Obasanjo was like a lost needle when he came out of prison in 1998 and was offered the Presidency on a platter. He was running from one politician to the other across the country begging for endorsement after weaning himself of the statement: “how many presidents do you want to make of me in my lifetime”?

Some eight or nine years later, that same Obasanjo had become so used to being president that he did not want to leave again. It is the same Obasanjo that endorsed Obi on January 1 in his letter to ‘’young Nigerians’’. Who else, but those who do not really know him? When endorsements, as we see them now, become two for one kobo, they lose their worth.
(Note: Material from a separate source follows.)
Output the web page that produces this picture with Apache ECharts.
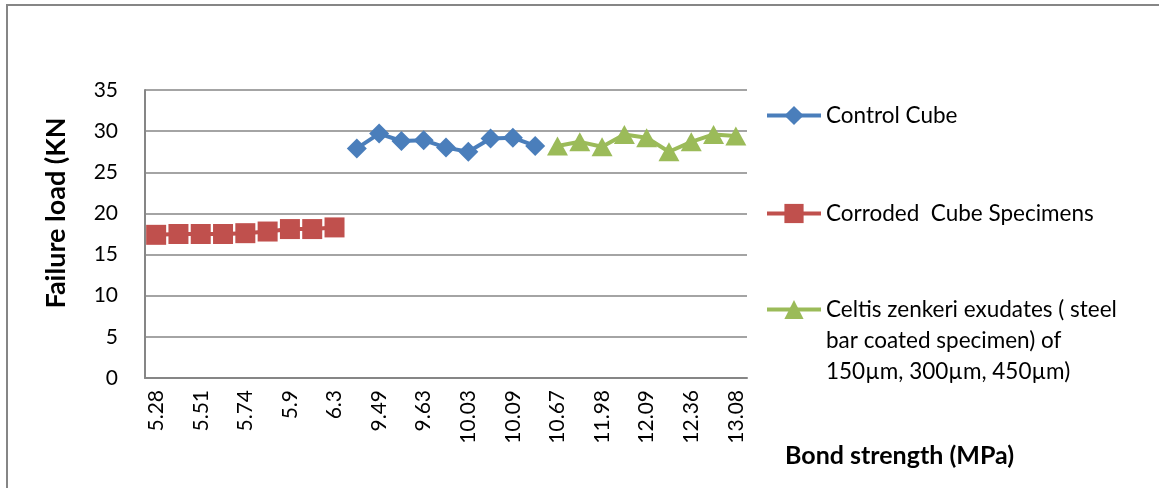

Look at those endorsing Obi. Pa Ayo Adebanjo, Obasanjo and Niger Delta chieftain Chief Edwin Clark.

Who are they politically? How many votes can they give Obi in their respective regions? Can their endorsements translate to votes for their preferred candidate? The answer is capital NO. They have exercised their rights to back the candidate of their choice. That is where the matter ends.

It is now left for the electorate to exercise their rights to vote for the president they want on February 25 and this Obasanjo, Clark and Adebanjo have no control over. I have nothing against the trio, I only blame candidates who run to them to be anointed despite knowing full well that they have no electoral value whatsoever.

Their endorsements will have no effect on the poll. Mark my words.